Sometimes, for that momentary feeling of acceptance, the urge to push her to the side will come.  We must remember that we are striving for an eternal, lasting crown, not that momentary, fake, plastic crown.

Embrace her,

jamie

On loving instruction…

Pr. 12:1:  “Whoever loves instruction loves knowledge, but he who hates correction is stupid.”

Stupid is considered a ‘bad word’ in our house, but here it is, right in my Bible.  I’m just typing what it says.

It seems I’ve been reading the words of instruction in Proverbs so intently that I have caused damage to my Bible.  This page, and a chunk of others have come loose from the binding of my Bible.  When I was reading these words this morning, I was holding just the pages in my hand.

Although, it was shocking when they first came out, I take it as a sign that I have not hated correction.  I have been reading these instructions enough to have worn the pages right out of the book.  That’s got to be a good thing, right?

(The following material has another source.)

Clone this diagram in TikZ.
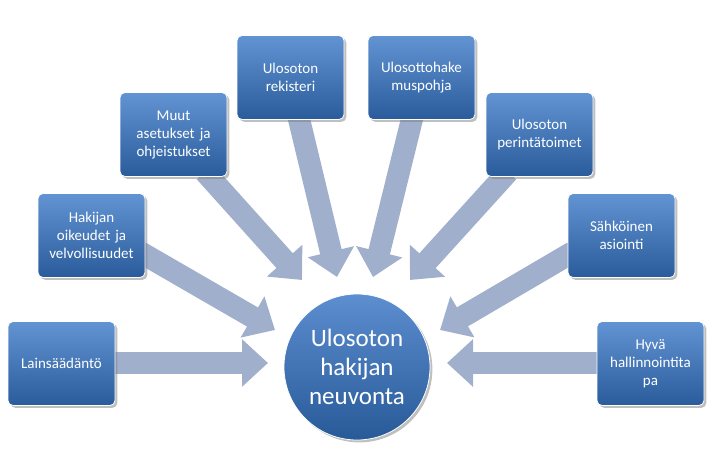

Now, let me admit that I don’t really always love correction.  I absolutely love to learn, but correction can sting.  I guess, like these pages, it pulls something out of me that maybe I’m a bit unwilling to give up.  Or maybe it’s just pride.

I don’t want to be considered stupid.  (Gasp!  I typed it again.)  I want to learn more and to grow more mature.  I want God to teach me what is best and good for my life.  I want to pull as much instruction out of His Word as I can.  Even if I am literally pulling out the pages from use.

God gives us instruction for our good.  He also gives it so that we can pass it on to others.  We owe it to those around us who aren’t “in the know” to pull out as much as we can, so that we can pass it along to them.  God has enough for us all!